*TASK BRIEF:*
Quote from the first line below through the line that contains "import * as", both included, and leave the pictures out.

# START OF TASK INPUT

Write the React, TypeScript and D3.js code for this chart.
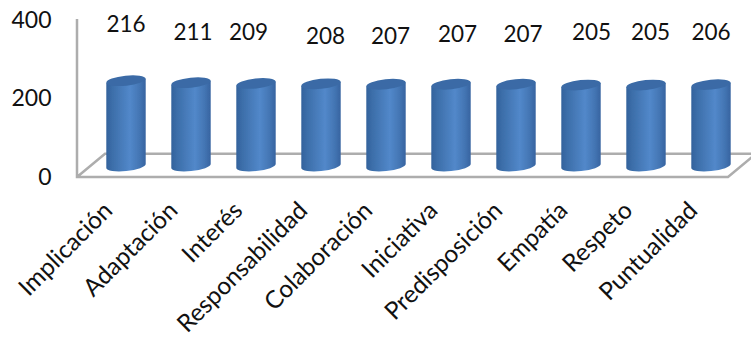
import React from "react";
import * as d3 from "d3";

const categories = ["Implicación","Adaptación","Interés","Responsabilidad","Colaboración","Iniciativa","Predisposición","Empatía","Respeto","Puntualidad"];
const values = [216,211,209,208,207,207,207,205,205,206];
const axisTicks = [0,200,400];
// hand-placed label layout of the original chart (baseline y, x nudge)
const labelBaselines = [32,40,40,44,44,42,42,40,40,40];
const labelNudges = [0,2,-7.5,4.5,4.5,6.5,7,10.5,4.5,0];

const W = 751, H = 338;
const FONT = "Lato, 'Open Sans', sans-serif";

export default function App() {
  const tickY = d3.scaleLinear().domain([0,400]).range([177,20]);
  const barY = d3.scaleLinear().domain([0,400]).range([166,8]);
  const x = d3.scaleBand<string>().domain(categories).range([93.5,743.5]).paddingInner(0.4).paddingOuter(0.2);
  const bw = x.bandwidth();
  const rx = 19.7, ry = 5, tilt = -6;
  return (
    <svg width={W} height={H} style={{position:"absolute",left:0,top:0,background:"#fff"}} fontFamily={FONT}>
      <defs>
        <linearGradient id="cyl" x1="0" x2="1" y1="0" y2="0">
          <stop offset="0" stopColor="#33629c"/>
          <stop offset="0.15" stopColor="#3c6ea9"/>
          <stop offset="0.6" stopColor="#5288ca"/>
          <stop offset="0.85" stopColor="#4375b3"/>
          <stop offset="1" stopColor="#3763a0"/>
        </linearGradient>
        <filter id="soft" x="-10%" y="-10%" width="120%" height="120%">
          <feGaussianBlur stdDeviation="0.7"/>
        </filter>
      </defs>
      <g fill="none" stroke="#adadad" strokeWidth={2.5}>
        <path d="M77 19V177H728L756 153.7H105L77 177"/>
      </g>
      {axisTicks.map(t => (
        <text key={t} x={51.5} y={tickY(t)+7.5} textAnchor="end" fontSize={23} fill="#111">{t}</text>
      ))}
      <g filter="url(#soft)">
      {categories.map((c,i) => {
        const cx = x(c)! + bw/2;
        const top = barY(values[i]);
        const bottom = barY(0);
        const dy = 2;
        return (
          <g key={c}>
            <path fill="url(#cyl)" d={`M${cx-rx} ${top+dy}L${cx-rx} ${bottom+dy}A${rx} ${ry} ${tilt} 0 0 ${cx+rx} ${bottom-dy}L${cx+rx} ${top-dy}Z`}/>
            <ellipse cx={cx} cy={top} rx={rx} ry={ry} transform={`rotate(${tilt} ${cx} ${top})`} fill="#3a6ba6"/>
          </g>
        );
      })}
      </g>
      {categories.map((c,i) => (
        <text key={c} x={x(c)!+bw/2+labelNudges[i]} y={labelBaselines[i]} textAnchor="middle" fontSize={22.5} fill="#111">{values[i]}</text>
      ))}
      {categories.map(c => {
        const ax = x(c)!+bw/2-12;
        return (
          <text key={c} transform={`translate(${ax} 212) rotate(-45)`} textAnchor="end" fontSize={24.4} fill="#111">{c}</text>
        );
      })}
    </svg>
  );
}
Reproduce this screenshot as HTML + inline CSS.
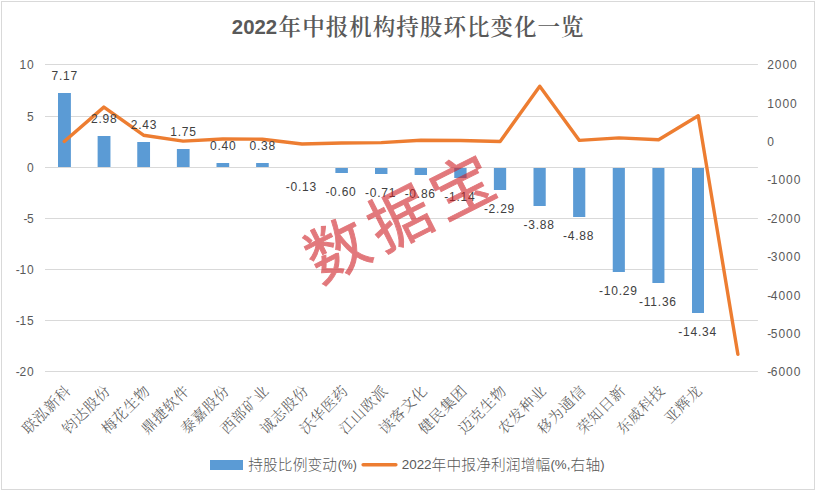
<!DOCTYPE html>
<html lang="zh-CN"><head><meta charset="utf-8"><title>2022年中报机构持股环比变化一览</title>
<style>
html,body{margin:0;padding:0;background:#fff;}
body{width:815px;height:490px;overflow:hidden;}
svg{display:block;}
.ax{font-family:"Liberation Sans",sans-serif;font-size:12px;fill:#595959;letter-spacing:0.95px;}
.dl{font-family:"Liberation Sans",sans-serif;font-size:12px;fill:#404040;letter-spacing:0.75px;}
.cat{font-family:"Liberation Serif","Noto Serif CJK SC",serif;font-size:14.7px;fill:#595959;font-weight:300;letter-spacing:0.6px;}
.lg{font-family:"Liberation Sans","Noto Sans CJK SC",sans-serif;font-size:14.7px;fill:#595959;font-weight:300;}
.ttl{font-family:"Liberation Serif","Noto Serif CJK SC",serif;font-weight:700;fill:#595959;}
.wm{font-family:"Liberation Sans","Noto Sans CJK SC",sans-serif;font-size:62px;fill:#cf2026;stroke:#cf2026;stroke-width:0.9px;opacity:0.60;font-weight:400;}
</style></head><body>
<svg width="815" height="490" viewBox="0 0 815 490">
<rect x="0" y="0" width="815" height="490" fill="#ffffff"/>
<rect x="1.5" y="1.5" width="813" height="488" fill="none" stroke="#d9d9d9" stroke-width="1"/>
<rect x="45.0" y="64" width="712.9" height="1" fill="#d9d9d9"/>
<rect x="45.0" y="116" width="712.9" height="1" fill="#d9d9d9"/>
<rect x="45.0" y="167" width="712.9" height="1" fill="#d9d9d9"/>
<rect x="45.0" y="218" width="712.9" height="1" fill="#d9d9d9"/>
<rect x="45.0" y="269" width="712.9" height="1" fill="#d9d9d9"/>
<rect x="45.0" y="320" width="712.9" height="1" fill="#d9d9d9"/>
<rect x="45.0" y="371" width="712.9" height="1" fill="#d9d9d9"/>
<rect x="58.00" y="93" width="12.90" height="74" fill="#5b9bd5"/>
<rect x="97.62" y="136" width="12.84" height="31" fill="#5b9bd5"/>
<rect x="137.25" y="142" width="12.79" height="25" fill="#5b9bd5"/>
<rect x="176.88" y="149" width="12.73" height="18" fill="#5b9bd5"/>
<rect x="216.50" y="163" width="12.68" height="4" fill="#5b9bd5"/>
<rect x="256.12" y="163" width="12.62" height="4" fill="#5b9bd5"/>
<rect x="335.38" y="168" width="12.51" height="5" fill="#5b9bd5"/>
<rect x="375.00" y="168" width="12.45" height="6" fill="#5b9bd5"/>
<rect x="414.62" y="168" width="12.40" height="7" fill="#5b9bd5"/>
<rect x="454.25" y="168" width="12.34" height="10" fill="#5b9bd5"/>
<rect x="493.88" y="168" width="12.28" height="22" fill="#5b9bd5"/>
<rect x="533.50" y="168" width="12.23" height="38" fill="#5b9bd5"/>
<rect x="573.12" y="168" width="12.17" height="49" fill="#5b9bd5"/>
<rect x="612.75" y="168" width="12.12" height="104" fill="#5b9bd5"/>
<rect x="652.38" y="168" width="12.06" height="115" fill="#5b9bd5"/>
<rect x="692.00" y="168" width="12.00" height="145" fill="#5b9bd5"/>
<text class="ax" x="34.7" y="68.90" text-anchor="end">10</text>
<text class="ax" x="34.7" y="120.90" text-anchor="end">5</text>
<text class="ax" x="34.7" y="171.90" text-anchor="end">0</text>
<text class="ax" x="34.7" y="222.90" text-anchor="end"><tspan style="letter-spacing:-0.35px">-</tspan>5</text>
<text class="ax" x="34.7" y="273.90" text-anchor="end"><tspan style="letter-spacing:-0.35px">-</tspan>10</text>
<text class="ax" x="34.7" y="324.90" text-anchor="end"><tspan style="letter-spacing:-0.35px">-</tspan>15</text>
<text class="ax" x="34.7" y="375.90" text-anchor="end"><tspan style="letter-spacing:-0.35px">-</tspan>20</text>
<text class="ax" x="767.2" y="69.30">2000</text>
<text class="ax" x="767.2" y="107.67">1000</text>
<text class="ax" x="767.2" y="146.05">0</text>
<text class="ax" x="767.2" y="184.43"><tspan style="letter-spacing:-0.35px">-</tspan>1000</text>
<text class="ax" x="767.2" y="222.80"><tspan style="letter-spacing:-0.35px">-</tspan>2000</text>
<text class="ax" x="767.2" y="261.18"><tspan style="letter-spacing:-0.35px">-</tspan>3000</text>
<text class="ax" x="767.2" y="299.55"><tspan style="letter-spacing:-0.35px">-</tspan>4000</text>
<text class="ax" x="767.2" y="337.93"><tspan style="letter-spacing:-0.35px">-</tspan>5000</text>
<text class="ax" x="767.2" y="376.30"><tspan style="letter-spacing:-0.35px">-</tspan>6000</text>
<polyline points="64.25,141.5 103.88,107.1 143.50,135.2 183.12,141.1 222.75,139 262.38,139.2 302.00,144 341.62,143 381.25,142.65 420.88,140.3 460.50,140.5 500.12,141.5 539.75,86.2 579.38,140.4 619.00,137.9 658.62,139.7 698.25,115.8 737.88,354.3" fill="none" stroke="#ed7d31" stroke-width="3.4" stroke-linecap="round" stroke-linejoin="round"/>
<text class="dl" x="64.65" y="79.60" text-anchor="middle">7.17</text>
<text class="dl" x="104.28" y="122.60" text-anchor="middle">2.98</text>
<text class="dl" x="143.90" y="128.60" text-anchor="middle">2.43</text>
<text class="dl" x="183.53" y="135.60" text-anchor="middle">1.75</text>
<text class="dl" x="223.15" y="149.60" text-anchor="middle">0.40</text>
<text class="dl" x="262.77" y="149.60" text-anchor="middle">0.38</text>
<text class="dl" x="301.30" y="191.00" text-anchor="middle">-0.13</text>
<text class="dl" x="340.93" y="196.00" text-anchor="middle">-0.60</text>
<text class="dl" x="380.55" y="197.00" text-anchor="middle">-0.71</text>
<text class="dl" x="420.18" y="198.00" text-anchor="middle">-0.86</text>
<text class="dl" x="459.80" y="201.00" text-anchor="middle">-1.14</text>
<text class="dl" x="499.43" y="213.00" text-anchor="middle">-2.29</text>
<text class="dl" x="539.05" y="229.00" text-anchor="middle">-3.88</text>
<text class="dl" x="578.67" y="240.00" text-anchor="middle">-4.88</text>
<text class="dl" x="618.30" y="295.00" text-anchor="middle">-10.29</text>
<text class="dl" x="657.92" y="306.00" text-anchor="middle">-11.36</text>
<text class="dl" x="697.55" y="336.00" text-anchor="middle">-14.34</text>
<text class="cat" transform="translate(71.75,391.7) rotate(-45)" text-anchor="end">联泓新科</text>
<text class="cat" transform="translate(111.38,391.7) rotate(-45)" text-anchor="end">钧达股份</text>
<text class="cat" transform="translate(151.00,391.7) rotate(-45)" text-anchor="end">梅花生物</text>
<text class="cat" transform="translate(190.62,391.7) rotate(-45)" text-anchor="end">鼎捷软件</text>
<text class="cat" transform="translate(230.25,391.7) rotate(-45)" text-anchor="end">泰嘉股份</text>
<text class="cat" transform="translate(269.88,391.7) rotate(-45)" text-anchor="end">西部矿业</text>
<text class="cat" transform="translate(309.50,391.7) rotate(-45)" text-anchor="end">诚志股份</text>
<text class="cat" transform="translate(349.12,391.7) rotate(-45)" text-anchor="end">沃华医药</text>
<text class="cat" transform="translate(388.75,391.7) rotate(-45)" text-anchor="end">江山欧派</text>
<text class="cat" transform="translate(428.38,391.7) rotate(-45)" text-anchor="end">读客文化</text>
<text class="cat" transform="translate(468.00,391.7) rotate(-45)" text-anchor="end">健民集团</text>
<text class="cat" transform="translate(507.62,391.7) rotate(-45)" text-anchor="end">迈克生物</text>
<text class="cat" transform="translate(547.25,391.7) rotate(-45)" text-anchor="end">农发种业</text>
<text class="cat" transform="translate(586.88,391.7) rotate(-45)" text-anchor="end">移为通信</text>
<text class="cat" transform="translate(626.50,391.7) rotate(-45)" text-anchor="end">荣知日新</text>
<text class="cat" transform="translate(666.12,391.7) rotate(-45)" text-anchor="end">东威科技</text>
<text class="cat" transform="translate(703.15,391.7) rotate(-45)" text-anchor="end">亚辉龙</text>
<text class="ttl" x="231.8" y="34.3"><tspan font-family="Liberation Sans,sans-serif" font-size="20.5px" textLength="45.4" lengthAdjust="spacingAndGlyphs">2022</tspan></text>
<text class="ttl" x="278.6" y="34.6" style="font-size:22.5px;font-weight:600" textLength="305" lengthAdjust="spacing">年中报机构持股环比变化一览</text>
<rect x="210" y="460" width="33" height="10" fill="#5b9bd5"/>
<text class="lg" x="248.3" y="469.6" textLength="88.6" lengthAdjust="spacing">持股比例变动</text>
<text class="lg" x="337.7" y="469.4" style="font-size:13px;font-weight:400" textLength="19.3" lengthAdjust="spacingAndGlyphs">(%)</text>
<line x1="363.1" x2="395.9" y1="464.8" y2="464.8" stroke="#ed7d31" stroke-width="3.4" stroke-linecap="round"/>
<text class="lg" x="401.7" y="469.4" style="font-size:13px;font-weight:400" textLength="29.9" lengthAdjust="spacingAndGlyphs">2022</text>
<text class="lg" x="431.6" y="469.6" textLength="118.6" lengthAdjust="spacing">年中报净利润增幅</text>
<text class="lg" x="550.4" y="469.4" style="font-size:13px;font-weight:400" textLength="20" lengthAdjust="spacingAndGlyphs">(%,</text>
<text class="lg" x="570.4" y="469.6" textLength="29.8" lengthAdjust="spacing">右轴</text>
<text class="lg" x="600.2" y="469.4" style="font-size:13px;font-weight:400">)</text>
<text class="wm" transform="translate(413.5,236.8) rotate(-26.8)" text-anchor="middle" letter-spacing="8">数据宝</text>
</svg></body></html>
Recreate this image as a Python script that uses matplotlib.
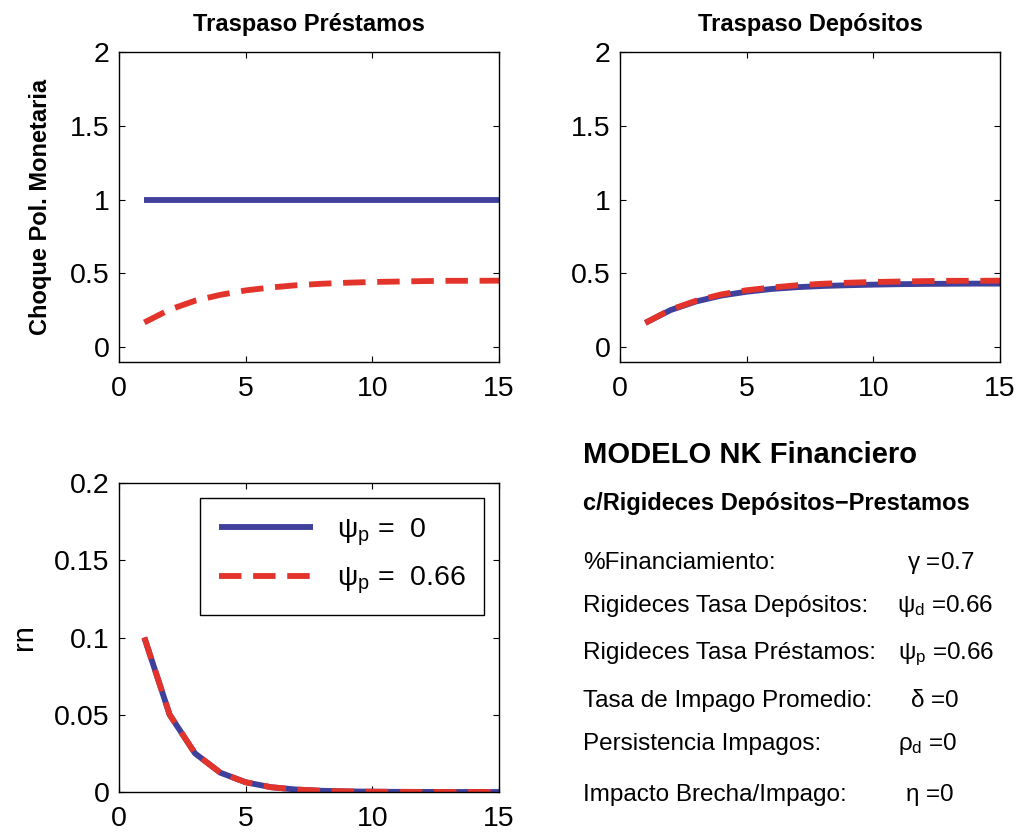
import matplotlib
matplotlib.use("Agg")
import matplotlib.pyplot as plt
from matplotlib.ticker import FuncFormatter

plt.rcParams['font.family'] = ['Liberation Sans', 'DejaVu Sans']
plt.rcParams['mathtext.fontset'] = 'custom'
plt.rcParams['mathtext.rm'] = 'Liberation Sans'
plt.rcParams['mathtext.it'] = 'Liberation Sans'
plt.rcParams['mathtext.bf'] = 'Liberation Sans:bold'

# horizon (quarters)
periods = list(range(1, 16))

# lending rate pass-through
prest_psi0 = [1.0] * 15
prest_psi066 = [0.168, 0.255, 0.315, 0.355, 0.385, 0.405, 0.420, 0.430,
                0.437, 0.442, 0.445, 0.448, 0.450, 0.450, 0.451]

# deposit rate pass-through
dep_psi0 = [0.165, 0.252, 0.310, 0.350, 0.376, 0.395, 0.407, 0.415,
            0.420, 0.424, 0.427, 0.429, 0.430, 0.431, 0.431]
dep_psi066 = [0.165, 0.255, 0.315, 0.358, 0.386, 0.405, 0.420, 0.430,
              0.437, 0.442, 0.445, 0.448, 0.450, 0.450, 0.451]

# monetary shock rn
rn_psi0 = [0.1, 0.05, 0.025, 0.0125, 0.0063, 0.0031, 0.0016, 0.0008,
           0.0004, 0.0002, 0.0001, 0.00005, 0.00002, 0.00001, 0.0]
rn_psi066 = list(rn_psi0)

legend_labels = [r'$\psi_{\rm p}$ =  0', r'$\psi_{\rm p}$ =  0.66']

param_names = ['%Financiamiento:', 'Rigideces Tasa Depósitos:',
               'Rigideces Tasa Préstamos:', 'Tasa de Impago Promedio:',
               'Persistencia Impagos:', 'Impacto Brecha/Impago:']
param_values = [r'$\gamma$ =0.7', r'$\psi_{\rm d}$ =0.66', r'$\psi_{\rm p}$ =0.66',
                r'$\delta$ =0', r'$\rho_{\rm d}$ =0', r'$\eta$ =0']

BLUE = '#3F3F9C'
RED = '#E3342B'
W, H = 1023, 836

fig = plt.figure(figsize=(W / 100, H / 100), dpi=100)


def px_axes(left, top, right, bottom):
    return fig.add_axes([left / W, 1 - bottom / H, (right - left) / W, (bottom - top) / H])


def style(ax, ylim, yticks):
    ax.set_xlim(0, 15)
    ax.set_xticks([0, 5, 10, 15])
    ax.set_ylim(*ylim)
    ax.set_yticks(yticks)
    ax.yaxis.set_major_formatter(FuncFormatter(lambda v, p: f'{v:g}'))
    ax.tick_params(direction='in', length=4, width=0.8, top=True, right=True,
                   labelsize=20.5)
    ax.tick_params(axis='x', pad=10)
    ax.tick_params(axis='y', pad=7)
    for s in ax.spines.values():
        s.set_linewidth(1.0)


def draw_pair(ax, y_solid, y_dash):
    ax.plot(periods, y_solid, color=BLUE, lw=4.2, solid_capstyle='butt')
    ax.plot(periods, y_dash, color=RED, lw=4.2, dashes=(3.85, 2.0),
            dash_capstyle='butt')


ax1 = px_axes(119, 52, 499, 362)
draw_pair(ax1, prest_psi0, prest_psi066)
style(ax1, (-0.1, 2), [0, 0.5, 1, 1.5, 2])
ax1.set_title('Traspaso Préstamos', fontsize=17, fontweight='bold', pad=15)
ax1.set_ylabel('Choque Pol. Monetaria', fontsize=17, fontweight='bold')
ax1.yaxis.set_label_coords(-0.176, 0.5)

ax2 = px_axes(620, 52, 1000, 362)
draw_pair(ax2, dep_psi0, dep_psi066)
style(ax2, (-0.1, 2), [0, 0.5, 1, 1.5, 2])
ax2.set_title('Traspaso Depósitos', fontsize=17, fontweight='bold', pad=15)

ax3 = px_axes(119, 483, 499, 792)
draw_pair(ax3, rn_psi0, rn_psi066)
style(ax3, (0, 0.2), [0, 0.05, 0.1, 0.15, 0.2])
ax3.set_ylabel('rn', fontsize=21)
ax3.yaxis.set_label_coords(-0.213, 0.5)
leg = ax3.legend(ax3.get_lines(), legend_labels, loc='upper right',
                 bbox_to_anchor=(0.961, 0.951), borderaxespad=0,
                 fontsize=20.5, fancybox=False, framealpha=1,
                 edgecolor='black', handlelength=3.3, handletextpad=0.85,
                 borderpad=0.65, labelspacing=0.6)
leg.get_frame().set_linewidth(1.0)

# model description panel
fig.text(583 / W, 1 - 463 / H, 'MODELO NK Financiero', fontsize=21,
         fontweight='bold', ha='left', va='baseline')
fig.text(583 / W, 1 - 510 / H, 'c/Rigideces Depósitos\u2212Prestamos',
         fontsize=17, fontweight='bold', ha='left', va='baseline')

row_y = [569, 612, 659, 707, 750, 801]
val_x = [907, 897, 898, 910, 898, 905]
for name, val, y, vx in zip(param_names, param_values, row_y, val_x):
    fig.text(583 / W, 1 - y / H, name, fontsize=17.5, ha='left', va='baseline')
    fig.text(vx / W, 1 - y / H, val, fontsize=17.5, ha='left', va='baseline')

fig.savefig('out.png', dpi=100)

# END OF TASK INPUT

*RESULT:*
Write the React, TypeScript and D3.js code for this chart.
import React from "react";
import * as d3 from "d3";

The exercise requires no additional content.